§ EXERCISE INSTRUCTIONS:
Copy only what lies from the line containing "Clone this chart" through the line containing "import * as echarts from 'echarts';" in the entries below, keeping both end lines exact and dropping every picture.

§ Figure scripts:
· · · ·

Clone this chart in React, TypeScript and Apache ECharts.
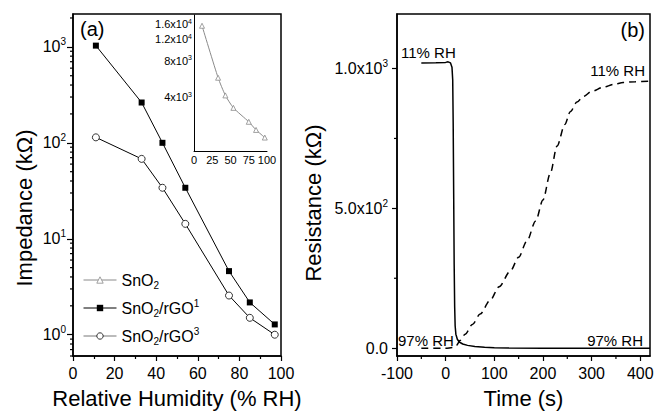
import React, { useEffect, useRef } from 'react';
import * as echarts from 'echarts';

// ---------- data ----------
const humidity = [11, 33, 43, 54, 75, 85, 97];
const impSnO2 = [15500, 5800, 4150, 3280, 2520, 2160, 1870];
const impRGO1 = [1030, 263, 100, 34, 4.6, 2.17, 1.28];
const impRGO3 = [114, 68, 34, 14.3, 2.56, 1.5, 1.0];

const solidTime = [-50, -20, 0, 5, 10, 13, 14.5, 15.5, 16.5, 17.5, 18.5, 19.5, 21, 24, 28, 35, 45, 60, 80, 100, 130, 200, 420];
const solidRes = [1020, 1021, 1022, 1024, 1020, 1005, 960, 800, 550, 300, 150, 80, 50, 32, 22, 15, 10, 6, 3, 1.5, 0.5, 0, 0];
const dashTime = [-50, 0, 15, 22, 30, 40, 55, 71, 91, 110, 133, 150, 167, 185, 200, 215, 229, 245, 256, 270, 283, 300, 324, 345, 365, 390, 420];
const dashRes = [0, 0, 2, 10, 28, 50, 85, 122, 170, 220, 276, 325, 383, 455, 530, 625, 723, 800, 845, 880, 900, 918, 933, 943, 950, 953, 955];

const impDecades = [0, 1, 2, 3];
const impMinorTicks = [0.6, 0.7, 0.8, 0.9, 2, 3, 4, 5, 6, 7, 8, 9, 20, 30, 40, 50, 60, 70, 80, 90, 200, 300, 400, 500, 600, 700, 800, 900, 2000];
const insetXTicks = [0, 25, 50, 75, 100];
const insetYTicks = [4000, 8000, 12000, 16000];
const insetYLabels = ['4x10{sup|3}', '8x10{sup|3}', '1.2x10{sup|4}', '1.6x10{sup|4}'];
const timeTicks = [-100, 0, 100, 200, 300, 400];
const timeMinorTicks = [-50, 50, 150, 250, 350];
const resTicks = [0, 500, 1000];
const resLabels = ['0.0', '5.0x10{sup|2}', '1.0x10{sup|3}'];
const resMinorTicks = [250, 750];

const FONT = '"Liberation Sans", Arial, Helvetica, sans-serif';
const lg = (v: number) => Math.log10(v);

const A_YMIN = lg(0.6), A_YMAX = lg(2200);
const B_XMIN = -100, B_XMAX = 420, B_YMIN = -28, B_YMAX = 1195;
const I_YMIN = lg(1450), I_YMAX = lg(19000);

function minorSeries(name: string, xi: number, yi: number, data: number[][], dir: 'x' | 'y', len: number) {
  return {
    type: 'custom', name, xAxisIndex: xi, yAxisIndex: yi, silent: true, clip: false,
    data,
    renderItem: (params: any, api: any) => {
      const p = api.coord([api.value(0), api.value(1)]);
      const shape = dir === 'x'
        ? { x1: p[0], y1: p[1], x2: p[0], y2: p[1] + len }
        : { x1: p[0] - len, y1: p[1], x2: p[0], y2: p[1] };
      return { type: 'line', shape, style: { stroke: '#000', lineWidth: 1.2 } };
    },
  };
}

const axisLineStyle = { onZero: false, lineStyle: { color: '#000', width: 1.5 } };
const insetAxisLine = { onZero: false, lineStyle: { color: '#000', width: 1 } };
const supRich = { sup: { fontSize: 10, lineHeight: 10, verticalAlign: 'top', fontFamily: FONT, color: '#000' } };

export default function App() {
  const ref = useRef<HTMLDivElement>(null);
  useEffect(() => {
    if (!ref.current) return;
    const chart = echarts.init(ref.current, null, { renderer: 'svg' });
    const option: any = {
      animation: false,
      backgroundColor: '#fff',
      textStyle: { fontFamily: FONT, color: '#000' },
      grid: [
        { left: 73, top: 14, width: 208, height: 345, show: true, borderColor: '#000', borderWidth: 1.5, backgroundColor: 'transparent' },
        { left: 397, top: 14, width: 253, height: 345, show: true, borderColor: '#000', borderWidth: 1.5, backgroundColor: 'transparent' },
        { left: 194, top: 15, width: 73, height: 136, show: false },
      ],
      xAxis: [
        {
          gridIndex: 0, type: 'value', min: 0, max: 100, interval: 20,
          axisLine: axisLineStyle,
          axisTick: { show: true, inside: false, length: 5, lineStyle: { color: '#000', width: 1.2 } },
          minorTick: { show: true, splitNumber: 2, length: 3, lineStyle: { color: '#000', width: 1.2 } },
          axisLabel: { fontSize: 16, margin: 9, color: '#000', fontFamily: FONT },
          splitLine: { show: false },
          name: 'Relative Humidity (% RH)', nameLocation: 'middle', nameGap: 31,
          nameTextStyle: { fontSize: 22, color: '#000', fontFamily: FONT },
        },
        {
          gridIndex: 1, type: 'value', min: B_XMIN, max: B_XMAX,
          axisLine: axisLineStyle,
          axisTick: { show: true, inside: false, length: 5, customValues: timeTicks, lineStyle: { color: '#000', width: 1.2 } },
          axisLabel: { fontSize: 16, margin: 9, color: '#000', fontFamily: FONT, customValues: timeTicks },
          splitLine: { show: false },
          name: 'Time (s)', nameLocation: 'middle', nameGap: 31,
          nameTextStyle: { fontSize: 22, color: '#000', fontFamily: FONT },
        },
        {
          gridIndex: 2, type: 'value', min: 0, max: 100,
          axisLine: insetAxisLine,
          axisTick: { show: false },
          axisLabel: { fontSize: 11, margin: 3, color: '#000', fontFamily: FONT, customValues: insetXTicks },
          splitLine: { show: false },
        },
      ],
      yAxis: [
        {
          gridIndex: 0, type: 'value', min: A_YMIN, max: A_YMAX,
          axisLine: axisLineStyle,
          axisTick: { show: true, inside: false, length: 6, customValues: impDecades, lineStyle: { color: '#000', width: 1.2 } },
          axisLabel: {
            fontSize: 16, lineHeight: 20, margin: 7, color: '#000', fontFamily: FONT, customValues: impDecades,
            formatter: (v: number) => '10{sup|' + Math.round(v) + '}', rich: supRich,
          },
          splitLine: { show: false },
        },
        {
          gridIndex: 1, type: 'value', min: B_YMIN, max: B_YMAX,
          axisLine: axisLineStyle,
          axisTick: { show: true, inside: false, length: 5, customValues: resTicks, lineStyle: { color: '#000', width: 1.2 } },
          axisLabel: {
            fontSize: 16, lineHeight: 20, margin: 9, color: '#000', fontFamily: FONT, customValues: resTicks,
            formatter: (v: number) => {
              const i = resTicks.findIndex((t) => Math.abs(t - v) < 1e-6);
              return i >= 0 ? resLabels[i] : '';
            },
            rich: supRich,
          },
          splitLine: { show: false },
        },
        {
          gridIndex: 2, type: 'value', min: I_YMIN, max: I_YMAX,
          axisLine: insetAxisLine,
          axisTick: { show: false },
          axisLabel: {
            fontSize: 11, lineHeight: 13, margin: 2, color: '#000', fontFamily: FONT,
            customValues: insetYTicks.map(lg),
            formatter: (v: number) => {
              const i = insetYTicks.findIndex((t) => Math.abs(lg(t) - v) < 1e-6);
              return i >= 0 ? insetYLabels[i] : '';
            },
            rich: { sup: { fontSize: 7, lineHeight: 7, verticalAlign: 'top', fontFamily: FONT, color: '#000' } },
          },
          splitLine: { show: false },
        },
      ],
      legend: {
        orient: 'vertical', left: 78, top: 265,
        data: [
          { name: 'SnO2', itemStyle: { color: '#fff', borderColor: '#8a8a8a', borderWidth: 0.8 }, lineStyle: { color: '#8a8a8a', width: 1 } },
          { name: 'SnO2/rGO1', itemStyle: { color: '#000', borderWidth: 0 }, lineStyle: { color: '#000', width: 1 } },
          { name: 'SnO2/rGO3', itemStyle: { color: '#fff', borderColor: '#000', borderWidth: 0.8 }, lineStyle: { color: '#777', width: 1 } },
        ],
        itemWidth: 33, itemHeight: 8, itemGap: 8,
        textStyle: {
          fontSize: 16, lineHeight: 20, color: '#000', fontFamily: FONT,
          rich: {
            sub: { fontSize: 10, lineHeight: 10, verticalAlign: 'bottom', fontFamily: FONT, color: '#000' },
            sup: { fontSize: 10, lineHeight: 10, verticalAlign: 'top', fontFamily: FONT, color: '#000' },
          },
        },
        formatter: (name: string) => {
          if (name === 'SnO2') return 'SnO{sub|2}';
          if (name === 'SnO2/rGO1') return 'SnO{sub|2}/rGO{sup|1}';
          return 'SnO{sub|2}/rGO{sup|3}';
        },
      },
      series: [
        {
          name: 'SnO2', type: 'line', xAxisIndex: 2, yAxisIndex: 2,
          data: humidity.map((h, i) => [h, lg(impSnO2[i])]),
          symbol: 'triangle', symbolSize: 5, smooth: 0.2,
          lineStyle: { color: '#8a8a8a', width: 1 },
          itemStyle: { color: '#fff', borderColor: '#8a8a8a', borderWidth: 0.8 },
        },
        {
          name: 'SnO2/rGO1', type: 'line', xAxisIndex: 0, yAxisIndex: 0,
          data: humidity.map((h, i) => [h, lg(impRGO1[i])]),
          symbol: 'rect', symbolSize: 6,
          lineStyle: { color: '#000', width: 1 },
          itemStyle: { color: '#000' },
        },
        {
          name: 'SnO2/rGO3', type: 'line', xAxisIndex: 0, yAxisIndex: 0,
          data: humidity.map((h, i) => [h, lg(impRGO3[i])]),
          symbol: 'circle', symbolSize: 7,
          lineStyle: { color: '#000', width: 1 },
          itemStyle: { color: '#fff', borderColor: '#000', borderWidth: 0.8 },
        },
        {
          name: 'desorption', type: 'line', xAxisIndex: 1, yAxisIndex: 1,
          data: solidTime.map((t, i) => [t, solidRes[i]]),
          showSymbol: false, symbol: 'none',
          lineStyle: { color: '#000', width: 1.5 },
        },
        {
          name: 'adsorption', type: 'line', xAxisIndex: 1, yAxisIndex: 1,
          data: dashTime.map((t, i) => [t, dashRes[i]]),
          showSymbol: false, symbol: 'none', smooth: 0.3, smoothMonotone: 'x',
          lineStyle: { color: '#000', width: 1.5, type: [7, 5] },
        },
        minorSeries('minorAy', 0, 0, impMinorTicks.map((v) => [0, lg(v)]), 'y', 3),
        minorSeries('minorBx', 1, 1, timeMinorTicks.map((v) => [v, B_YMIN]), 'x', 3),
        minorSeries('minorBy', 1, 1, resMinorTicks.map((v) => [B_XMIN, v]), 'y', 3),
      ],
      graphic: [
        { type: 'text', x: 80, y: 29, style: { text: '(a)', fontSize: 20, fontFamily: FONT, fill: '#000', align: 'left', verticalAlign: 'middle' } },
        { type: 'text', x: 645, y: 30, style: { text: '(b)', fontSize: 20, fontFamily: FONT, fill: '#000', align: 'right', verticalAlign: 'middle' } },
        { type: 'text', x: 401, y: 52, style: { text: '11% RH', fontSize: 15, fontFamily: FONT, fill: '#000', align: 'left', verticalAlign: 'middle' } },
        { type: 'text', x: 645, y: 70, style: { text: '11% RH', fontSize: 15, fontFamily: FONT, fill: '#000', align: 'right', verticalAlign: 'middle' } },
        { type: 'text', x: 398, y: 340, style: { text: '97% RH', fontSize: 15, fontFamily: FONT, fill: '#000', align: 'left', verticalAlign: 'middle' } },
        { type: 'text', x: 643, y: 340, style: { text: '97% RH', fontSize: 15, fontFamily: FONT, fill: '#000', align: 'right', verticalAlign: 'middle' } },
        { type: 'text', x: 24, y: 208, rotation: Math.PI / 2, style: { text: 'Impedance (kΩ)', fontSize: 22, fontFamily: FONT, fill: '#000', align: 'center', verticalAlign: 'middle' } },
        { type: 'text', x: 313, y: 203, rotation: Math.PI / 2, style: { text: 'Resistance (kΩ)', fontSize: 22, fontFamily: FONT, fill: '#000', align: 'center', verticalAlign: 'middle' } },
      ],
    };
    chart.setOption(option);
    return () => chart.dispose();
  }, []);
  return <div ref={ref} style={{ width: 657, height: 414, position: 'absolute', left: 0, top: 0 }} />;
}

· · · ·

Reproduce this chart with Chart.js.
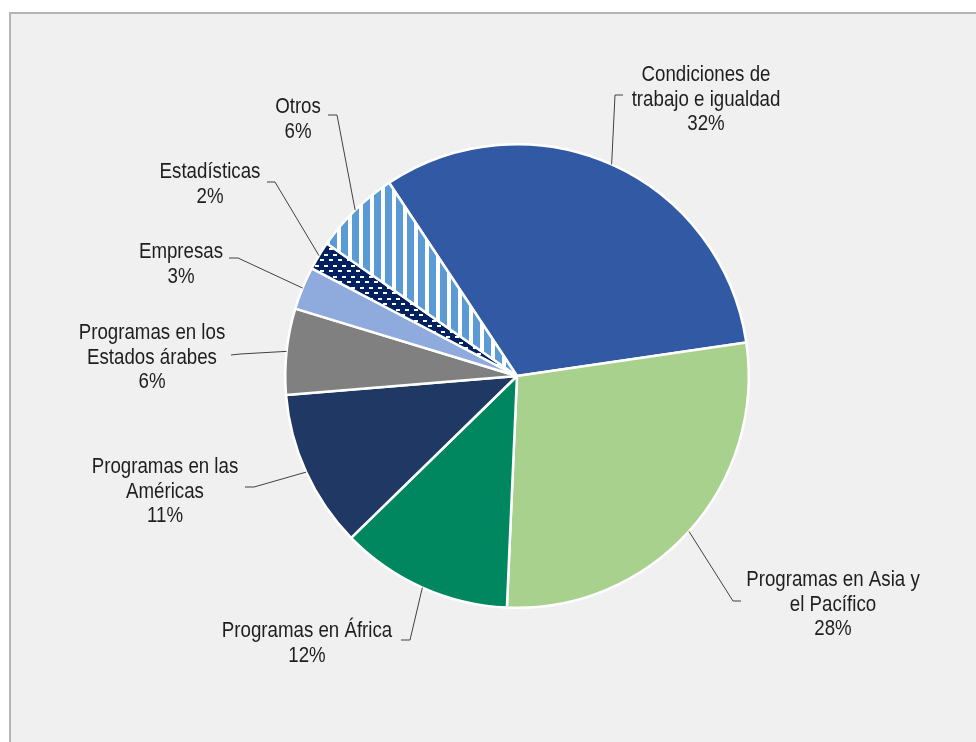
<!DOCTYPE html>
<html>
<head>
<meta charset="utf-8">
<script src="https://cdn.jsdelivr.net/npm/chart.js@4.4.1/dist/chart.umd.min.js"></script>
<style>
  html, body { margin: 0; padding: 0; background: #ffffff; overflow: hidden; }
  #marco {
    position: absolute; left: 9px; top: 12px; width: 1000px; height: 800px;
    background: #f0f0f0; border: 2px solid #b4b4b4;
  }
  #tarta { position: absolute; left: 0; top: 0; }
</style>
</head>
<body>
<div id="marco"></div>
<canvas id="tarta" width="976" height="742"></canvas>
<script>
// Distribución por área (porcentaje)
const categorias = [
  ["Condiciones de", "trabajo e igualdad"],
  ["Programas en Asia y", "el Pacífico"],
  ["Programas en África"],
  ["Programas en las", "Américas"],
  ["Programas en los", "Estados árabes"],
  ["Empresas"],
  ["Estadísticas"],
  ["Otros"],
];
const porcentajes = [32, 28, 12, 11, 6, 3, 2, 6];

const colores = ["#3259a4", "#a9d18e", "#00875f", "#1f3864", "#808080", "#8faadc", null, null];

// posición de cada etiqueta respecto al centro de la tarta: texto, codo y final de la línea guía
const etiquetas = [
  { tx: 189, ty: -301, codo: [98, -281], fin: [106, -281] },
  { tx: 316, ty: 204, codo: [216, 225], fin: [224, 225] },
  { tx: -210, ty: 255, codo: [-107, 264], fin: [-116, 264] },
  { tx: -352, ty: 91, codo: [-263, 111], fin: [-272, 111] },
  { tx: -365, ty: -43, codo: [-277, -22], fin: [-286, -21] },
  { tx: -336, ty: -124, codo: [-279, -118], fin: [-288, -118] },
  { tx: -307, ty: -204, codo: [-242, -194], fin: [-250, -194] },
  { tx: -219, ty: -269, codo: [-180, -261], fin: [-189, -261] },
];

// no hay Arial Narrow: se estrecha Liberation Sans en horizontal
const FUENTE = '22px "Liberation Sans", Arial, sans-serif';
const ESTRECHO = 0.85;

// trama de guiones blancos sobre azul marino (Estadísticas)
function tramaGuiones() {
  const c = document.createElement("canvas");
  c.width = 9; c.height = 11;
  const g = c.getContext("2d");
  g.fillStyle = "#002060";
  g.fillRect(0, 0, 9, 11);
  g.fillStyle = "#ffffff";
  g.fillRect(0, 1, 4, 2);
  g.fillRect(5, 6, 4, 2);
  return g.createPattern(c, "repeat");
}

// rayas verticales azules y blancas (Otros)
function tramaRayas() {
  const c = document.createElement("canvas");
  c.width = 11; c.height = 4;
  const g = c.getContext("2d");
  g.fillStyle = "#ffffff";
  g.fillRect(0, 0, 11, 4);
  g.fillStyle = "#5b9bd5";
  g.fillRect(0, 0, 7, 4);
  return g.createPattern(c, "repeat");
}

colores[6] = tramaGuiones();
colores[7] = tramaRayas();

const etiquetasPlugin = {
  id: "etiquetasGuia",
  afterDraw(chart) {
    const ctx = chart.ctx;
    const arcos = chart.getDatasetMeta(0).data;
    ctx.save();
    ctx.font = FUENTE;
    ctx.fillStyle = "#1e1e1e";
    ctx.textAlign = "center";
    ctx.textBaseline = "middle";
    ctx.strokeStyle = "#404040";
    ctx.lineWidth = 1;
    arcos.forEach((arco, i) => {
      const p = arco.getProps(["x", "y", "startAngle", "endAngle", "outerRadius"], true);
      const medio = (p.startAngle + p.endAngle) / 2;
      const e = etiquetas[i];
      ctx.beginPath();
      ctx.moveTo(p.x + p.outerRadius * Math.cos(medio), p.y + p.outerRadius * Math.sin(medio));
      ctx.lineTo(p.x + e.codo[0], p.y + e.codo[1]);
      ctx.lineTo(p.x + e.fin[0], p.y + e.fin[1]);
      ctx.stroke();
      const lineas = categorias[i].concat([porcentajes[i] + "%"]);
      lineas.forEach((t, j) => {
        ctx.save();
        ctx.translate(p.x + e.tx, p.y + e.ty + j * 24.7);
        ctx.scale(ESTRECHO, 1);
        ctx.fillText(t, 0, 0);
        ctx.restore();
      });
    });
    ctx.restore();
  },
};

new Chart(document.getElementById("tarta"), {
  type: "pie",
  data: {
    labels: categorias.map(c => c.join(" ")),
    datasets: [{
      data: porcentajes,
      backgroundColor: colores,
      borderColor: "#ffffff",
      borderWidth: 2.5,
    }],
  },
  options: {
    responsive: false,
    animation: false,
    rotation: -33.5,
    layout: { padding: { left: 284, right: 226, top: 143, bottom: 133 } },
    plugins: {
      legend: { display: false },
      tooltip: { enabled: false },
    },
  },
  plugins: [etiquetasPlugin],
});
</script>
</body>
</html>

· · · ·

§ RESULT:
Clone this chart in React, TypeScript and Apache ECharts.
import React, { useEffect, useRef } from 'react';
import * as echarts from 'echarts';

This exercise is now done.